Dalam pemahaman dan. keyakinan saya, kebebasan batin adalah puncak kemerdekaan itu sendiri. Manusia yang merdeka adalah manusia seutuhnya, bukan hanya bebas bergerak, berkreasi, tetapi juga bebas dari keserakahan, kemarahan, dan kebodohan batin serta sifat buruk lainnya.
ASN sebagai Wajah Negara
Sebagai ASN, saya terikat dengan tugas dan tangung jawab, janji setia kepada negara. Tanggung jawab itu bukan formalitas, melainkan komitmen yang harus hidup dalam setiap tindakan. ASN adalah garda depan pelayanan publik,.wajah negara yang dirasakan langsung oleh masyarakat.
Seharusnya bagi setiap ASN, kemerdekaan berarti bebas dari perilaku yang mencederai integritas, bebas dari tindakan korupsi, bebas dari pelayanan setengah hati, bebas dari sikap mementingkan diri sendiri. Setiap meja pelayanan, pengumpulan berkas, arahan dari pimpinan adalah kesempatan untuk membuktikan kemerdekaan itu.
Menjadi ASN yang Merdeka
Pelayanan publik bukan sekadar rutinitas tetapi panggilan pengabdian. Masyarakat datang dengan harapan mendapatkan pelayanan akan kebutuhan dan persolan, mendapatkan solusi, atau sekadar rasa dihargai baik secara personal dan komunal.
Di sinilah kemerdekaan ASN diuji mampukah kita melayani dengan sepenuh hati, cepat, tepat dan ramah tanpa memandang latar belakang mereka serta tanpa motif apa apa? Bekerja dengan cinta yang tulus adalah wujud penghormatan terhadap kemerdekaan, para pejuang dahulu mengorbankan nyawa demi kemerdekaan yang kita nikmati saat ini, tugas kita adalah mengisinya dengan pengabdian yang tulus dan iklas.
Refleksi Pribadi di Hari Kemerdekaan
Setiap 17 Agustus saya teringat pada kisah kehidupan sebagai anak transmigrasi yang penuh perjuangan, kerja keras sekaligus kerja kasar bukan pilihan tapi sudah kewajiban setiap harinya.
Bagi orang tua saya dan tetua lainnya para transmigrasi, hidup adalah perjuangan, dan perjuangan itu belum selesai, di awal merambah hutan, membuka lahan kosong menjadikannya sawah, bekerja tidak memandang waktu dibalik terik matahari, secara bertahap membangun rumah dan menata hidup dari nol dan sampai saat ini ketekunan dan kerja keras sudah menjadi budaya hidup.
Merdeka itu bukan hanya tidak dijajah, tapi bisa mandiri, berdiri dan kokoh di kaki sendiri artinya berkecukupan secara material dan juga rohani.
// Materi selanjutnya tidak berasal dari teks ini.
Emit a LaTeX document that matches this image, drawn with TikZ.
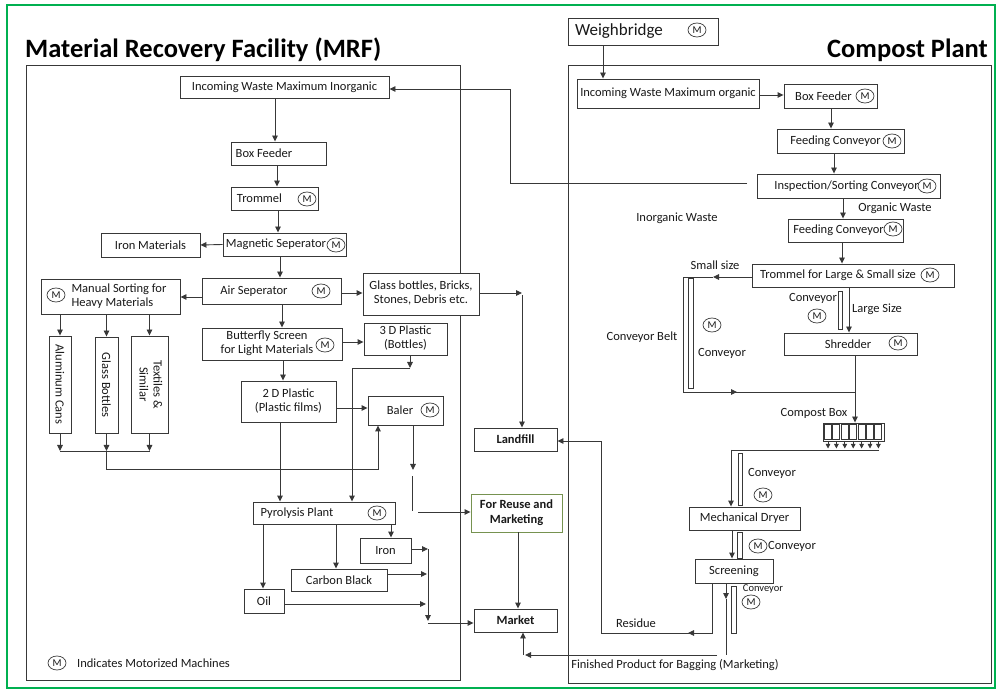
\documentclass[tikz,border=0pt]{standalone}
\usepackage{fontspec}
\setmainfont{Carlito}
\usetikzlibrary{arrows.meta,shapes.geometric}
\definecolor{linec}{RGB}{56,56,56}
\definecolor{framegreen}{RGB}{0,176,80}
\definecolor{reusec}{RGB}{118,146,80}
\newcommand{\tlines}[1]{\begin{tabular}{@{}c@{}}#1\end{tabular}}
\newcommand{\tlinesl}[1]{\begin{tabular}{@{}l@{}}#1\end{tabular}}
% trailing space that survives the node's final \unskip
\newcommand{\tgap}[1]{\hspace{#1}\null}
\begin{document}
\begin{tikzpicture}[x=1pt,y=-1pt,
  ln/.style={draw=linec, line width=0.9pt},
  arr/.style={ln, -{Triangle[length=6pt,width=5.5pt]}},
  box/.style={draw=linec, line width=0.9pt, fill=white, inner sep=0pt, text=black!90,
    font=\fontsize{12.5}{14}\selectfont},
  boldbox/.style={box, font=\fontsize{12.5}{14.5}\selectfont\bfseries},
  belt/.style={draw=linec, line width=0.8pt, fill=white, inner sep=0pt},
  motor/.style={ellipse, draw=linec, line width=0.7pt, inner sep=0pt,
    minimum width=18pt, minimum height=14pt, text=black!90, font=\fontsize{10.5}{10.5}\selectfont},
  lbl/.style={inner sep=0pt, text=black!90, font=\fontsize{12.5}{14}\selectfont},
  title/.style={inner sep=0pt, text=black, font=\fontsize{26.5}{30}\selectfont\bfseries}]
\useasboundingbox (0,0) rectangle (999,692);
\fill[white] (0,0) rectangle (999,692);
\draw[framegreen, line width=2pt] (7,5) rectangle (995,688);

% ---------- section frames and titles ----------
\node[title, anchor=base west] (mrftitle) at (25,58) {Material Recovery Facility (MRF)};
\node[title, anchor=base east] (cptitle) at (988,58) {Compost Plant};
\draw[ln] (26,65) rectangle (460,680);
\draw[ln] (568,65) rectangle (991,683);

% ---------- MRF boxes ----------
\node[box, minimum width=209pt, minimum height=22pt] (inorg) at (284.5,87) {Incoming Waste Maximum Inorganic};
\node[box, minimum width=95pt, minimum height=23pt] (bf1) at (278.5,153.5) {Box Feeder\tgap{29pt}};
\node[box, minimum width=87pt, minimum height=23pt] (tr1) at (274.5,198.5) {Trommel\tgap{30pt}};
\node[motor] (m-tr1) at (307,199) {M};
\node[box, minimum width=123pt, minimum height=23pt] (mag) at (284.5,244.5) {Magnetic Seperator\tgap{17pt}};
\node[motor] (m-mag) at (336,245) {M};
\node[box, minimum width=99pt, minimum height=24pt] (ironm) at (150.5,245) {Iron Materials};
\node[box, minimum width=139pt, minimum height=26pt] (air) at (271.5,291) {Air Seperator\tgap{35pt}};
\node[motor] (m-air) at (321,291) {M};
\node[box, minimum width=139pt, minimum height=35pt] (manual) at (110.5,296.5) {\hspace{17pt}\tlinesl{Manual Sorting for\\Heavy Materials}};
\node[motor] (m-manual) at (56,295) {M};
\node[box, rotate=-90, minimum width=97pt, minimum height=22pt] (alum) at (60,384.5) {Aluminum Cans};
\node[box, rotate=-90, minimum width=96pt, minimum height=23pt] (glb) at (106.5,385) {Glass Bottles};
\node[box, rotate=-90, minimum width=97pt, minimum height=37pt] (tex) at (149.5,384.5) {\tlines{Textiles \&\\Similar}};
\node[box, minimum width=116pt, minimum height=42pt] (glass) at (421,294) {\tlines{Glass bottles, Bricks,\\Stones, Debris etc.}};
\node[box, minimum width=140pt, minimum height=32pt] (bfly) at (272,344) {\tlines{Butterfly Screen\\for Light Materials}\tgap{10pt}};
\node[motor] (m-bfly) at (325,345) {M};
\node[box, minimum width=83pt, minimum height=32pt] (p3d) at (405.5,339) {\tlines{3 D Plastic\\(Bottles)}};
\node[box, minimum width=95pt, minimum height=41pt] (p2d) at (288.5,401.5) {\tlines{2 D Plastic\\(Plastic films)}};
\node[box, minimum width=75pt, minimum height=29pt] (baler) at (405.5,410.5) {Baler\tgap{11pt}};
\node[motor] (m-baler) at (430,410) {M};
\node[box, minimum width=142pt, minimum height=22pt] (pyro) at (324,513) {Pyrolysis Plant\tgap{54pt}};
\node[motor] (m-pyro) at (377,513) {M};
\node[box, minimum width=51pt, minimum height=25pt] (iron) at (385.5,550.5) {Iron};
\node[box, minimum width=96pt, minimum height=22pt] (carbon) at (339,580) {Carbon Black};
\node[box, minimum width=40pt, minimum height=24pt] (oil) at (264,601) {Oil};

% ---------- destinations ----------
\node[boldbox, minimum width=83pt, minimum height=23pt] (landfill) at (515.5,439.5) {Landfill};
\node[boldbox, draw=reusec, minimum width=91pt, minimum height=38pt] (reuse) at (516.5,513) {\tlines{For Reuse and\\Marketing}};
\node[boldbox, minimum width=83pt, minimum height=23pt] (market) at (515.5,620.5) {Market};

% ---------- legend ----------
\node[motor] (m-legend) at (57,663) {M};
\node[lbl, anchor=west] (legend) at (77,663) {Indicates Motorized Machines};

% ---------- compost plant boxes ----------
\node[box, font=\fontsize{17}{20}\selectfont, minimum width=150pt, minimum height=27pt] (weigh) at (643,31.5) {Weighbridge\tgap{48pt}};
\node[motor] (m-weigh) at (697,30) {M};
\node[box, minimum width=182pt, minimum height=29pt] (org) at (668,93.5) {Incoming Waste Maximum organic};
\node[box, minimum width=93pt, minimum height=24pt] (bf2) at (830.5,96) {Box Feeder\tgap{14pt}};
\node[motor] (m-bf2) at (865,96) {M};
\node[box, minimum width=127pt, minimum height=24pt] (feed1) at (840.5,141) {Feeding Conveyor\tgap{10pt}};
\node[motor] (m-feed1) at (892,141) {M};
\node[box, minimum width=183pt, minimum height=24pt] (insp) at (848.5,186) {Inspection/Sorting Conveyor\tgap{4pt}};
\node[motor] (m-insp) at (927,186) {M};
\node[box, minimum width=115pt, minimum height=23pt] (feed2) at (845.5,230.5) {Feeding Conveyor\tgap{14pt}};
\node[motor] (m-feed2) at (893,229) {M};
\node[box, minimum width=202pt, minimum height=23pt] (trom2) at (853,275.5) {Trommel for Large \& Small size\tgap{30pt}};
\node[motor] (m-trom2) at (930,275) {M};
\node[box, minimum width=133pt, minimum height=22pt] (shred) at (850.5,344) {Shredder\tgap{5pt}};
\node[motor] (m-shred) at (898,343) {M};
\node[box, minimum width=61pt, minimum height=18pt] (cbox) at (853.5,432) {};
\foreach \i in {0,...,6} {
  \draw[ln, line width=0.9pt] (824.5+8.4*\i,424.5) rectangle (831.5+8.4*\i,439.5);
  \draw[ln, line width=0.8pt, -{Triangle[length=4.5pt,width=4.5pt]}] (828+8.4*\i,441) -- (828+8.4*\i,448.5);
}
\node[box, minimum width=111pt, minimum height=23pt] (dryer) at (744.5,518.5) {Mechanical Dryer};
\node[box, minimum width=78pt, minimum height=24pt] (screen) at (734,571) {Screening};

% ---------- conveyor belts ----------
\node[belt, minimum width=5pt, minimum height=110pt] (belt1) at (690.5,333) {};
\node[belt, minimum width=4pt, minimum height=38pt] (belt2) at (840,310) {};
\node[belt, minimum width=4pt, minimum height=52pt] (belt3) at (740,479) {};
\node[belt, minimum width=5pt, minimum height=26pt] (belt4) at (739.5,545) {};
\node[belt, minimum width=5pt, minimum height=47pt] (belt5) at (733.5,609.5) {};

% ---------- compost labels ----------
\node[lbl] (l-org) at (895,208) {Organic Waste};
\node[lbl] (l-inorg) at (677,218) {Inorganic Waste};
\node[lbl] (l-small) at (715,265) {Small size};
\node[lbl] (l-belt) at (642,337) {Conveyor Belt};
\node[motor] (m-belt1) at (712,325) {M};
\node[lbl] (l-conv1) at (722,353) {Conveyor};
\node[lbl] (l-conv2) at (813,298) {Conveyor};
\node[motor] (m-belt2) at (817,316) {M};
\node[lbl] (l-large) at (877,309) {Large Size};
\node[lbl] (l-cbox) at (814,413) {Compost Box};
\node[lbl] (l-conv3) at (772,473) {Conveyor};
\node[motor] (m-belt3) at (763,495) {M};
\node[motor] (m-belt4) at (758,546) {M};
\node[lbl] (l-conv4) at (792,546) {Conveyor};
\node[lbl, font=\fontsize{10.5}{12}\selectfont] (l-conv5) at (763,589) {Conveyor};
\node[motor] (m-belt5) at (751,602) {M};
\node[lbl] (l-res) at (636,623) {Residue};
\node[lbl] (l-fin) at (675,665) {Finished Product for Bagging (Marketing)};

% ---------- MRF flow ----------
\draw[arr] (inorg.south -| 275,0) -- (bf1.north -| 275,0);
\draw[arr] (bf1.south -| 277,0) -- (tr1.north -| 277,0);
\draw[arr] (tr1.south -| 278,0) -- (mag.north -| 278,0);
\draw[arr] (mag.west) -- (ironm.east);
\draw[arr] (mag.south -| 280,0) -- (air.north -| 280,0);
\draw[arr] (air.west |- 0,297) -- (manual.east |- 0,297);
\draw[arr] (air.east |- 0,293) -- (glass.west |- 0,293);
\draw[arr] (air.south -| 282,0) -- (bfly.north -| 282,0);
\draw[arr] (bfly.east |- 0,342) -- (p3d.west |- 0,342);
\draw[arr] (bfly.south -| 283,0) -- (p2d.north -| 283,0);
\draw[arr] (manual.south -| alum.center) -- (alum.west);
\draw[arr] (manual.south -| glb.center) -- (glb.west);
\draw[arr] (manual.south -| tex.center) -- (tex.west);
\draw[arr] (alum.east) -- (alum.east |- 0,451);
\draw[arr] (glb.east) -- (glb.east |- 0,451);
\draw[arr] (tex.east) -- (tex.east |- 0,451);
\draw[ln] (alum.east |- 0,451) -- (tex.east |- 0,451);
\draw[arr] (glb.east |- 0,451) -- (glb.east |- 0,469) -| (baler.south -| 378,0);
\draw[arr] (p2d.east |- 0,408) -- (baler.west |- 0,408);
\draw[arr] (p2d.south -| 280,0) -- (pyro.north -| 280,0);
\coordinate (p3d-turn) at (410,368);
\draw[arr] (p3d.south -| p3d-turn) -- (p3d-turn);
\draw[arr] (p3d-turn) -| (pyro.north -| 352,0);
\coordinate (baler-out) at (413,470);
\draw[arr] (baler.south -| baler-out) -- (baler-out);
\draw[ln] (412,476) -- (412,511);
\draw[arr] (418,512) -- (reuse.west |- 0,512);
\coordinate (glass-turn) at (522,293);
\draw[arr] (glass.east |- glass-turn) -- (glass-turn);
\draw[arr] (522,295) -- (landfill.north -| 522,0);
\draw[arr] (pyro.south -| 263,0) -- (oil.north -| 263,0);
\draw[arr] (pyro.south -| 336,0) -- (carbon.north -| 336,0);
\draw[arr] (pyro.south -| 391,0) -- (iron.north -| 391,0);
\draw[arr] (iron.east |- 0,549) -- (428,549);
\draw[arr] (carbon.east |- 0,574) -- (427,574);
\draw[arr] (oil.east |- 0,604) -- (426,604);
\draw[arr] (428,549) -- (428,621);
\draw[arr] (428,623) -- (market.west |- 0,623);
\draw[arr] (reuse.south -| 518,0) -- (market.north -| 518,0);

% ---------- compost flow ----------
\draw[arr] (weigh.south -| 603,0) -- (org.north -| 603,0);
\draw[arr] (org.east |- 0,95) -- (bf2.west |- 0,95);
\draw[arr] (bf2.south -| 831,0) -- (feed1.north -| 831,0);
\draw[arr] (feed1.south -| 834,0) -- (insp.north -| 834,0);
\coordinate (insp-out) at (747,183);
\draw[arr] (insp-out) -| (510,89) -- (inorg.east |- 0,89);
\draw[arr] (insp.south -| 843,0) -- (feed2.north -| 843,0);
\draw[arr] (feed2.south -| 842,0) -- (trom2.north -| 842,0);
\draw[arr] (trom2.west |- 0,277) -- (713,277);
\draw[ln] (713,277) -- (683,277) -- (683,392) -- (855,392);
\draw[arr] (683,392) -- (737,392);
\draw[arr] (trom2.south -| 849,0) -- (shred.north -| 849,0);
\draw[arr] (shred.south -| 855,0) -- (cbox.north -| 855,0);
\draw[ln] (879,450) -- (731,450);
\draw[arr] (731,450) -- (dryer.north -| 731,0);
\draw[arr] (dryer.south -| 732,0) -- (screen.north -| 732,0);
\draw[ln] (screen.south -| 712,0) -- (712,633) -- (601,633);
\draw[arr] (712,633) -- (688,633);
\draw[arr] (601,633) -- (601,441) -- (landfill.east |- 0,441);
\draw[arr] (screen.south -| 726,0) -- (726,599);
\draw[ln] (726,599) -- (726,655);
\draw[arr] (717,655) -- (525,655);
\draw[arr] (523,655) -- (market.south -| 523,0);
\end{tikzpicture}
\end{document}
Pesan sekaligus pengingat dan peneguh saya saat ini sebagai seorang ASN, bahwa perjuangan saya dalam mengisi kemerdekaan adalah dengan menjadi pelayan yang baik bagi masyarakat, dilakukan dengan sepenuh hati dan konsisten.
Harapan
Memasuki usia ke-80 kemerdekaan, saya berharap bahwa setiap ASN, menjadikan pelayanan publik sebagai swadarma (kewajiban suci) bukan sekadar tugas administratif. Kita semua harus membebaskan diri dari perilaku mencari keuntungan pribadi. Kemerdekaan menjadi ruang lahirnya inovasi pelayanan yang mempermudah pelayanan kepada masyarakat.
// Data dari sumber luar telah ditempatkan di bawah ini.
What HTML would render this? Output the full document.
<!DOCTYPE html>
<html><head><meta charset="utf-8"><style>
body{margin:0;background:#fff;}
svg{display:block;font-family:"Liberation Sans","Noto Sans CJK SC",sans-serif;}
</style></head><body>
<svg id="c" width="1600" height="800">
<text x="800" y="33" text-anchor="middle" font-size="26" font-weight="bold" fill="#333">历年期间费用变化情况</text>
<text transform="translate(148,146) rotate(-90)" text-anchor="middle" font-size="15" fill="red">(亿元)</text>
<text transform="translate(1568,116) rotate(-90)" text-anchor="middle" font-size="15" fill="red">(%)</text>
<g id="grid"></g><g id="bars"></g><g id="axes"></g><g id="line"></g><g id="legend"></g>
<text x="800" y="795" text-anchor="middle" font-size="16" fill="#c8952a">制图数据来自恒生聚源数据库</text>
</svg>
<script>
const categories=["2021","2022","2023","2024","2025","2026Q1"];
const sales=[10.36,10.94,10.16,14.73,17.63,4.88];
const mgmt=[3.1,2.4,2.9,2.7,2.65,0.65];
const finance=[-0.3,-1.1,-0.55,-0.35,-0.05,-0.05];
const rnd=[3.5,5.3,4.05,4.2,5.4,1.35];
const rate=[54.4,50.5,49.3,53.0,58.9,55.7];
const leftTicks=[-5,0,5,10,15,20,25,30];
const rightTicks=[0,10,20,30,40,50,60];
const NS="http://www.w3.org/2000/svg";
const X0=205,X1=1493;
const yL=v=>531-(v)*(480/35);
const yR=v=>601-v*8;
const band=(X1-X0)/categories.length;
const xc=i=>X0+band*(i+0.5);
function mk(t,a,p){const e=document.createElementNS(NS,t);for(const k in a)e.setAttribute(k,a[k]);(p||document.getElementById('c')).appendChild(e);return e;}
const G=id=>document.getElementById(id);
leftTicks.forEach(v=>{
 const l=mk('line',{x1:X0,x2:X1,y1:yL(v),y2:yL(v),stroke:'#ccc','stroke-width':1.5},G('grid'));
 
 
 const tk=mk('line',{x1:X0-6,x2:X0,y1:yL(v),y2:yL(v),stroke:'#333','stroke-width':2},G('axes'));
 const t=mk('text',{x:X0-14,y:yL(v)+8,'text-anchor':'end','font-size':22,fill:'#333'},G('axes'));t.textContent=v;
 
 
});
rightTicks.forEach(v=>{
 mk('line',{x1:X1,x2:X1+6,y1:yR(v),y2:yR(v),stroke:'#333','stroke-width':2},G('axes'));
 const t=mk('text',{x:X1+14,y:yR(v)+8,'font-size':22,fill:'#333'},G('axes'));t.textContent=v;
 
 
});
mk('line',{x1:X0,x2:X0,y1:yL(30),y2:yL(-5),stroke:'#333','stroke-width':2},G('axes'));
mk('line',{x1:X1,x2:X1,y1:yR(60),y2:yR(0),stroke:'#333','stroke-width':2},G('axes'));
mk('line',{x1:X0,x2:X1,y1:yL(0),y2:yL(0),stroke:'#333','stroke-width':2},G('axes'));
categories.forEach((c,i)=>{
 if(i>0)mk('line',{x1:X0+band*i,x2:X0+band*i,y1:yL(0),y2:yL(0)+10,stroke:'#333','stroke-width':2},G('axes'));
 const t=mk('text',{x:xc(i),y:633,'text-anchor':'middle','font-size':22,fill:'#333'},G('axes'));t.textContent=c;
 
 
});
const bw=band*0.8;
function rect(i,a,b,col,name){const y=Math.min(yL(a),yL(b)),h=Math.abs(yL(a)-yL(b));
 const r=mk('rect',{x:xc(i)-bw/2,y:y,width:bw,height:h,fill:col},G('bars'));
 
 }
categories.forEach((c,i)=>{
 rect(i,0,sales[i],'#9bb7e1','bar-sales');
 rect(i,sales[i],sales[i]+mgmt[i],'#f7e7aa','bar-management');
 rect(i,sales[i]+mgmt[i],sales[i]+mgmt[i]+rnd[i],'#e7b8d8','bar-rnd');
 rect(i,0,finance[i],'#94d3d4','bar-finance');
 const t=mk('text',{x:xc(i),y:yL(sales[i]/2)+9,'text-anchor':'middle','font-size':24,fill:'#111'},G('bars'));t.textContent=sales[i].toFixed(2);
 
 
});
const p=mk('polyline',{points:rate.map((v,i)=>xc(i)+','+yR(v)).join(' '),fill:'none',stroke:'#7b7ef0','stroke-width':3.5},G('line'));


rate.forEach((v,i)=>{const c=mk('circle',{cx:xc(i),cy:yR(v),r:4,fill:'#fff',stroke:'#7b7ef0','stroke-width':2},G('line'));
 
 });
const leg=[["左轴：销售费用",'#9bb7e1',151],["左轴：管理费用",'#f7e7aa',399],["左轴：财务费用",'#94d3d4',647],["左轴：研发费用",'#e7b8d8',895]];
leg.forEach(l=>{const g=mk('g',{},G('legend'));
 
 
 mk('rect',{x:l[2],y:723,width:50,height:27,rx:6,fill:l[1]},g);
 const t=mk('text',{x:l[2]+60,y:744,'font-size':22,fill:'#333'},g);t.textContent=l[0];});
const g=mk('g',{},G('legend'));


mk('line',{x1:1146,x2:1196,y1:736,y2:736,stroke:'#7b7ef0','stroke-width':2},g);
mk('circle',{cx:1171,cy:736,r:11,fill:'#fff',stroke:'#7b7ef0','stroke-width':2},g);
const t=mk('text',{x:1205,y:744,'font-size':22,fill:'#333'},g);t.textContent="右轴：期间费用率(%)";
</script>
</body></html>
Mari, sebagai ASN, kita tempatkan tugas sebagai prioritas utama, jadikan pelayanan tanpa pamrih sebagai ciri khas ASN Indonesia. Bangsa yang merdeka bukan yang benderanya hanya berkibar, tetapi bangsa yang rakyatnya merasa dilayani, dihormati dan diayomi.
Renungan
Kemerdekaan adalah anugerah yang telah dibayar dengan darah air mata dan pengorbanan. Saat ini tugas kita bukan mempertahankannya dari penjajah asing tetapi menjaganya dari kemerosotan moral. Setiap dokumen yang diproses dengan jujur, setiap layanan yang diberikan tulus, setiap keputusan yang adil semuanya adalah cara mengisi kemerdekaan.
Ketika kita mampu membebaskan diri dari belenggu ego, dari keinginan “mengakali” aturan demi keuntungan pribadi dan dari sikap acuh terhadap masyarakat yang datang untuk dilayani, saat itulah kita benar-benar merdeka.
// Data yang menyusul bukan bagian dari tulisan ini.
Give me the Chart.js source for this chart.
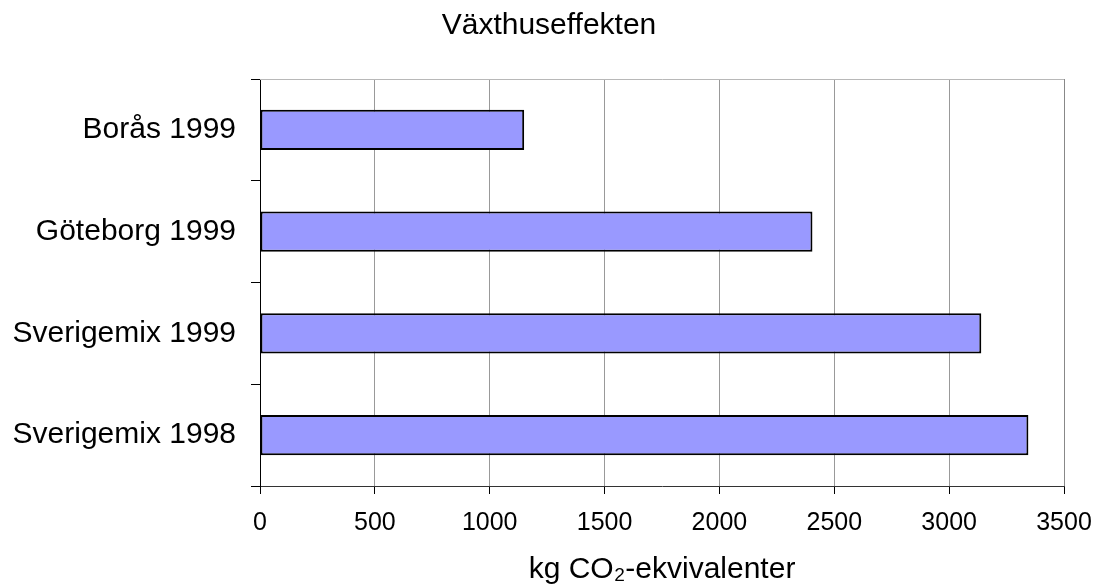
<!DOCTYPE html>
<html>
<head>
<meta charset="utf-8">
<script src="https://cdn.jsdelivr.net/npm/chart.js@4/dist/chart.umd.min.js"></script>
<style>
  html, body { margin: 0; padding: 0; background: #ffffff; }
  #wrap { width: 1098px; height: 585px; }
</style>
</head>
<body>
<div id="wrap"><canvas id="c" width="1098" height="585"></canvas></div>
<script>
const categories = ["Borås 1999", "Göteborg 1999", "Sverigemix 1999", "Sverigemix 1998"];
const values = [1150, 2405, 3140, 3345];
const xTicks = [0, 500, 1000, 1500, 2000, 2500, 3000, 3500];
const chartTitle = "Växthuseffekten";
const xAxisTitle = "kg CO₂-ekvivalenter";

const FONT = "'Liberation Sans', Arial, Helvetica, sans-serif";

const topBorder = {
  id: 'topBorder',
  afterDraw(chart) {
    const a = chart.chartArea, ctx = chart.ctx;
    ctx.save();
    ctx.strokeStyle = '#b8b8b8';
    ctx.lineWidth = 1;
    ctx.beginPath();
    ctx.moveTo(a.left, Math.round(a.top) + 0.5);
    ctx.lineTo(a.right + 0.5, Math.round(a.top) + 0.5);
    ctx.stroke();
    ctx.strokeStyle = '#888888';
    ctx.beginPath();
    ctx.moveTo(Math.round(a.right) + 0.5, a.top);
    ctx.lineTo(Math.round(a.right) + 0.5, a.bottom);
    ctx.stroke();
    ctx.restore();
  }
};

new Chart(document.getElementById('c'), {
  type: 'bar',
  data: {
    labels: categories,
    datasets: [{
      data: values,
      backgroundColor: '#9999FF',
      borderColor: '#000000',
      borderWidth: 2,
      borderSkipped: false,
      categoryPercentage: 1.0,
      barPercentage: 0.395
    }]
  },
  options: {
    indexAxis: 'y',
    responsive: false,
    animation: false,
    devicePixelRatio: 1,
    layout: { padding: 0 },
    plugins: {
      legend: { display: false },
      tooltip: { enabled: false },
      title: {
        display: true,
        text: chartTitle,
        color: '#000',
        font: { family: FONT, size: 30, weight: 'normal', lineHeight: 1.2 },
        padding: { top: 8, bottom: 35 }
      }
    },
    scales: {
      x: {
        type: 'linear',
        min: 0,
        max: 3500,
        afterBuildTicks(scale) { scale.ticks = xTicks.map(v => ({ value: v })); },
        afterFit(scale) {
          scale.height = 99;
          scale.paddingLeft = 0;
          scale.paddingRight = 34;
        },
        ticks: {
          color: '#000',
          font: { family: FONT, size: 25, lineHeight: 1.2 },
          padding: 14,
          maxRotation: 0,
          autoSkip: false,
          callback: (v) => String(v)
        },
        grid: {
          color: '#999999',
          lineWidth: 1,
          drawTicks: true,
          tickLength: 8,
          tickColor: '#000'
        },
        border: { display: true, color: '#333333', width: 1 },
        title: {
          display: true,
          text: xAxisTitle,
          color: '#000',
          font: { family: FONT, size: 30, lineHeight: 1.0 },
          padding: { top: 0, bottom: 0 }
        }
      },
      y: {
        type: 'category',
        afterFit(scale) { scale.width = 260; },
        ticks: {
          color: '#000',
          font: { family: FONT, size: 30, lineHeight: 1.2 },
          padding: 15,
          autoSkip: false
        },
        grid: {
          offset: true,
          drawOnChartArea: false,
          drawTicks: true,
          tickLength: 9,
          tickColor: '#000'
        },
        border: { display: true, color: '#000', width: 1 }
      }
    }
  },
  plugins: [topBorder]
});
</script>
</body>
</html>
Mari kita semua rayakan HUT RI ke-80 dengan cara tingkatkan etos kerja, bekerja dengan lebih baik, melayani lebih tulus dan menjaga integritas. Karena kemerdekaan sejati adalah ketika kita semua termasuk para ASN mampu menjadi pelayan totalitas masyarakat yang datang dan pulang mereka membawa senyum dan kebahagian atas pelayanan kita.